- [Entries from a dataset]
☆ ☆ ☆
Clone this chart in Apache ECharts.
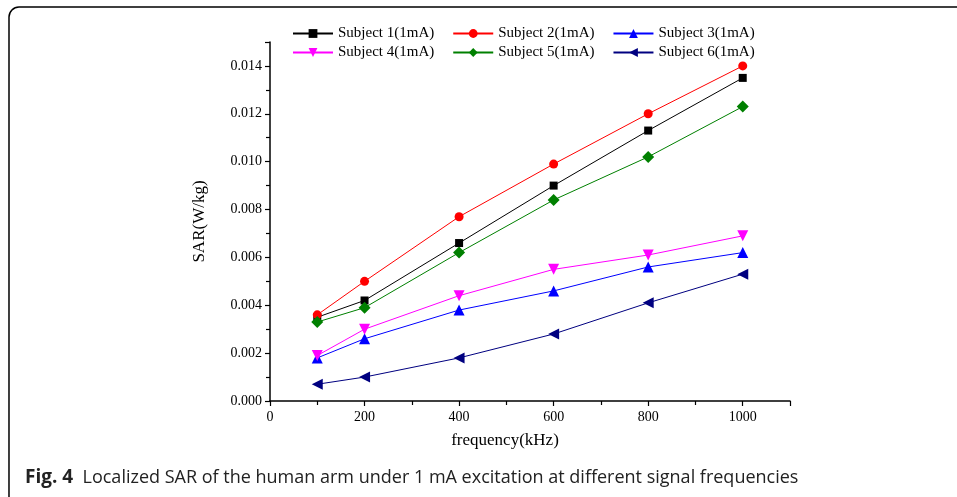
<!DOCTYPE html>
<html>
<head>
<meta charset="utf-8">
<script src="https://cdn.jsdelivr.net/npm/echarts@6/dist/echarts.min.js"></script>
<style>
  html, body { margin: 0; padding: 0; background: #fff; }
  #chart { width: 957px; height: 497px; }
</style>
</head>
<body>
<div id="chart"></div>
<script>
var chartDom = document.getElementById('chart');
var myChart = echarts.init(chartDom);

var frequencies = [100, 200, 400, 600, 800, 1000];
var subject1 = [0.0035, 0.0042, 0.0066, 0.0090, 0.0113, 0.0135];
var subject2 = [0.0036, 0.0050, 0.0077, 0.0099, 0.0120, 0.0140];
var subject3 = [0.0018, 0.0026, 0.0038, 0.0046, 0.0056, 0.0062];
var subject4 = [0.0019, 0.0030, 0.0044, 0.0055, 0.0061, 0.0069];
var subject5 = [0.0033, 0.0039, 0.0062, 0.0084, 0.0102, 0.0123];
var subject6 = [0.0007, 0.0010, 0.0018, 0.0028, 0.0041, 0.0053];

var names = ['Subject 1(1mA)', 'Subject 2(1mA)', 'Subject 3(1mA)',
             'Subject 4(1mA)', 'Subject 5(1mA)', 'Subject 6(1mA)'];

function pairs(values) {
  return frequencies.map(function (f, i) { return [f, values[i]]; });
}

var serif = 'Liberation Serif';

function makeSeries(name, values, color, symbol, size, rotate) {
  return {
    name: name,
    type: 'line',
    data: pairs(values),
    symbol: symbol,
    symbolSize: size,
    symbolRotate: rotate || 0,
    showAllSymbol: true,
    lineStyle: { color: color, width: 1 },
    itemStyle: { color: color },
    emphasis: { disabled: true }
  };
}

var legendCommon = {
  left: 287,
  itemWidth: 40,
  itemHeight: 11,
  itemGap: 18,
  textStyle: { fontFamily: serif, fontSize: 15, color: '#000' }
};

var option = {
  animation: false,
  backgroundColor: '#fff',
  legend: [
    Object.assign({ top: 21, data: names.slice(0, 3) }, legendCommon),
    Object.assign({ top: 40, data: names.slice(3, 6) }, legendCommon)
  ],
  grid: { left: 270, right: 167, top: 42, bottom: 96 },
  xAxis: {
    type: 'value',
    min: 0,
    max: 1100,
    interval: 200,
    name: 'frequency(kHz)',
    nameLocation: 'middle',
    nameGap: 31,
    nameTextStyle: { fontFamily: serif, fontSize: 17, color: '#000', padding: [0, 50, 0, 0] },
    axisLine: { lineStyle: { color: '#000', width: 1.5 } },
    axisTick: { length: 5, lineStyle: { color: '#000', width: 1.2 } },
    minorTick: { show: true, splitNumber: 2, length: 4, lineStyle: { color: '#000', width: 1.2 } },
    axisLabel: {
      fontFamily: serif, fontSize: 14, color: '#000', margin: 9,
      formatter: function (v) { return v > 1000 ? '' : v; }
    },
    splitLine: { show: false }
  },
  yAxis: {
    type: 'value',
    min: 0,
    max: 0.015,
    interval: 0.002,
    name: 'SAR(W/kg)',
    nameLocation: 'middle',
    nameGap: 62,
    nameTextStyle: { fontFamily: serif, fontSize: 17, color: '#000' },
    axisLine: { show: true, lineStyle: { color: '#000', width: 1.5 } },
    axisTick: { show: true, length: 5, lineStyle: { color: '#000', width: 1.2 } },
    minorTick: { show: true, splitNumber: 2, length: 4, lineStyle: { color: '#000', width: 1.2 } },
    axisLabel: {
      fontFamily: serif, fontSize: 14, color: '#000', margin: 8,
      formatter: function (v) { return v > 0.0145 ? '' : v.toFixed(3); }
    },
    splitLine: { show: false }
  },
  series: [
    makeSeries(names[0], subject1, '#000000', 'rect', 8),
    makeSeries(names[1], subject2, '#ff0000', 'circle', 9),
    makeSeries(names[2], subject3, '#0000ff', 'triangle', 11),
    makeSeries(names[3], subject4, '#ff00ff', 'triangle', 11, 180),
    makeSeries(names[4], subject5, '#008000', 'diamond', 12),
    makeSeries(names[5], subject6, '#000080', 'triangle', 11, 90)
  ],
  graphic: [
    {
      type: 'rect',
      shape: { x: 9, y: 7, width: 1000, height: 500, r: [10, 0, 0, 10] },
      style: { fill: null, stroke: '#000', lineWidth: 1.5 },
      silent: true
    },
    {
      type: 'text',
      left: 25,
      top: 468,
      style: {
        text: '{b|Fig. 4}  Localized SAR of the human arm under 1 mA excitation at different signal frequencies',
        font: '18px "Open Sans"',
        fill: '#222',
        rich: {
          b: { fontFamily: 'Open Sans', fontWeight: 'bold', fontSize: 19, fill: '#222' }
        }
      }
    }
  ]
};

myChart.setOption(option);
window.addEventListener('resize', () => myChart.resize());
</script>
</body>
</html>
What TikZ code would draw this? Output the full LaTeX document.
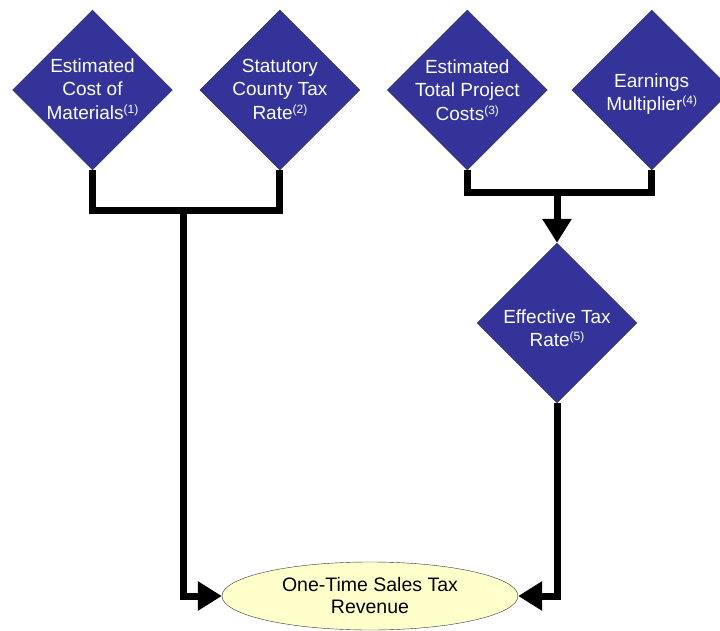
☆ ☆ ☆
- [CHALLENGE] In the copy, include no pictures; restate the listing above exactly.

- [ANSWER FOR THIS EXERCISE]
Clone this chart in Apache ECharts.
<!DOCTYPE html>
<html>
<head>
<meta charset="utf-8">
<script src="https://cdn.jsdelivr.net/npm/echarts@6/dist/echarts.min.js"></script>
<style>
  html, body { margin: 0; padding: 0; background: #fff; }
  #chart { width: 957px; height: 497px; }
</style>
</head>
<body>
<div id="chart"></div>
<script>
var chartDom = document.getElementById('chart');
var myChart = echarts.init(chartDom);

var frequencies = [100, 200, 400, 600, 800, 1000];
var subject1 = [0.0035, 0.0042, 0.0066, 0.0090, 0.0113, 0.0135];
var subject2 = [0.0036, 0.0050, 0.0077, 0.0099, 0.0120, 0.0140];
var subject3 = [0.0018, 0.0026, 0.0038, 0.0046, 0.0056, 0.0062];
var subject4 = [0.0019, 0.0030, 0.0044, 0.0055, 0.0061, 0.0069];
var subject5 = [0.0033, 0.0039, 0.0062, 0.0084, 0.0102, 0.0123];
var subject6 = [0.0007, 0.0010, 0.0018, 0.0028, 0.0041, 0.0053];

var names = ['Subject 1(1mA)', 'Subject 2(1mA)', 'Subject 3(1mA)',
             'Subject 4(1mA)', 'Subject 5(1mA)', 'Subject 6(1mA)'];

function pairs(values) {
  return frequencies.map(function (f, i) { return [f, values[i]]; });
}

var serif = 'Liberation Serif';

function makeSeries(name, values, color, symbol, size, rotate) {
  return {
    name: name,
    type: 'line',
    data: pairs(values),
    symbol: symbol,
    symbolSize: size,
    symbolRotate: rotate || 0,
    showAllSymbol: true,
    lineStyle: { color: color, width: 1 },
    itemStyle: { color: color },
    emphasis: { disabled: true }
  };
}

var legendCommon = {
  left: 287,
  itemWidth: 40,
  itemHeight: 11,
  itemGap: 18,
  textStyle: { fontFamily: serif, fontSize: 15, color: '#000' }
};

var option = {
  animation: false,
  backgroundColor: '#fff',
  legend: [
    Object.assign({ top: 21, data: names.slice(0, 3) }, legendCommon),
    Object.assign({ top: 40, data: names.slice(3, 6) }, legendCommon)
  ],
  grid: { left: 270, right: 167, top: 42, bottom: 96 },
  xAxis: {
    type: 'value',
    min: 0,
    max: 1100,
    interval: 200,
    name: 'frequency(kHz)',
    nameLocation: 'middle',
    nameGap: 31,
    nameTextStyle: { fontFamily: serif, fontSize: 17, color: '#000', padding: [0, 50, 0, 0] },
    axisLine: { lineStyle: { color: '#000', width: 1.5 } },
    axisTick: { length: 5, lineStyle: { color: '#000', width: 1.2 } },
    minorTick: { show: true, splitNumber: 2, length: 4, lineStyle: { color: '#000', width: 1.2 } },
    axisLabel: {
      fontFamily: serif, fontSize: 14, color: '#000', margin: 9,
      formatter: function (v) { return v > 1000 ? '' : v; }
    },
    splitLine: { show: false }
  },
  yAxis: {
    type: 'value',
    min: 0,
    max: 0.015,
    interval: 0.002,
    name: 'SAR(W/kg)',
    nameLocation: 'middle',
    nameGap: 62,
    nameTextStyle: { fontFamily: serif, fontSize: 17, color: '#000' },
    axisLine: { show: true, lineStyle: { color: '#000', width: 1.5 } },
    axisTick: { show: true, length: 5, lineStyle: { color: '#000', width: 1.2 } },
    minorTick: { show: true, splitNumber: 2, length: 4, lineStyle: { color: '#000', width: 1.2 } },
    axisLabel: {
      fontFamily: serif, fontSize: 14, color: '#000', margin: 8,
      formatter: function (v) { return v > 0.0145 ? '' : v.toFixed(3); }
    },
    splitLine: { show: false }
  },
  series: [
    makeSeries(names[0], subject1, '#000000', 'rect', 8),
    makeSeries(names[1], subject2, '#ff0000', 'circle', 9),
    makeSeries(names[2], subject3, '#0000ff', 'triangle', 11),
    makeSeries(names[3], subject4, '#ff00ff', 'triangle', 11, 180),
    makeSeries(names[4], subject5, '#008000', 'diamond', 12),
    makeSeries(names[5], subject6, '#000080', 'triangle', 11, 90)
  ],
  graphic: [
    {
      type: 'rect',
      shape: { x: 9, y: 7, width: 1000, height: 500, r: [10, 0, 0, 10] },
      style: { fill: null, stroke: '#000', lineWidth: 1.5 },
      silent: true
    },
    {
      type: 'text',
      left: 25,
      top: 468,
      style: {
        text: '{b|Fig. 4}  Localized SAR of the human arm under 1 mA excitation at different signal frequencies',
        font: '18px "Open Sans"',
        fill: '#222',
        rich: {
          b: { fontFamily: 'Open Sans', fontWeight: 'bold', fontSize: 19, fill: '#222' }
        }
      }
    }
  ]
};

myChart.setOption(option);
window.addEventListener('resize', () => myChart.resize());
</script>
</body>
</html>
What TikZ code would draw this? Output the full LaTeX document.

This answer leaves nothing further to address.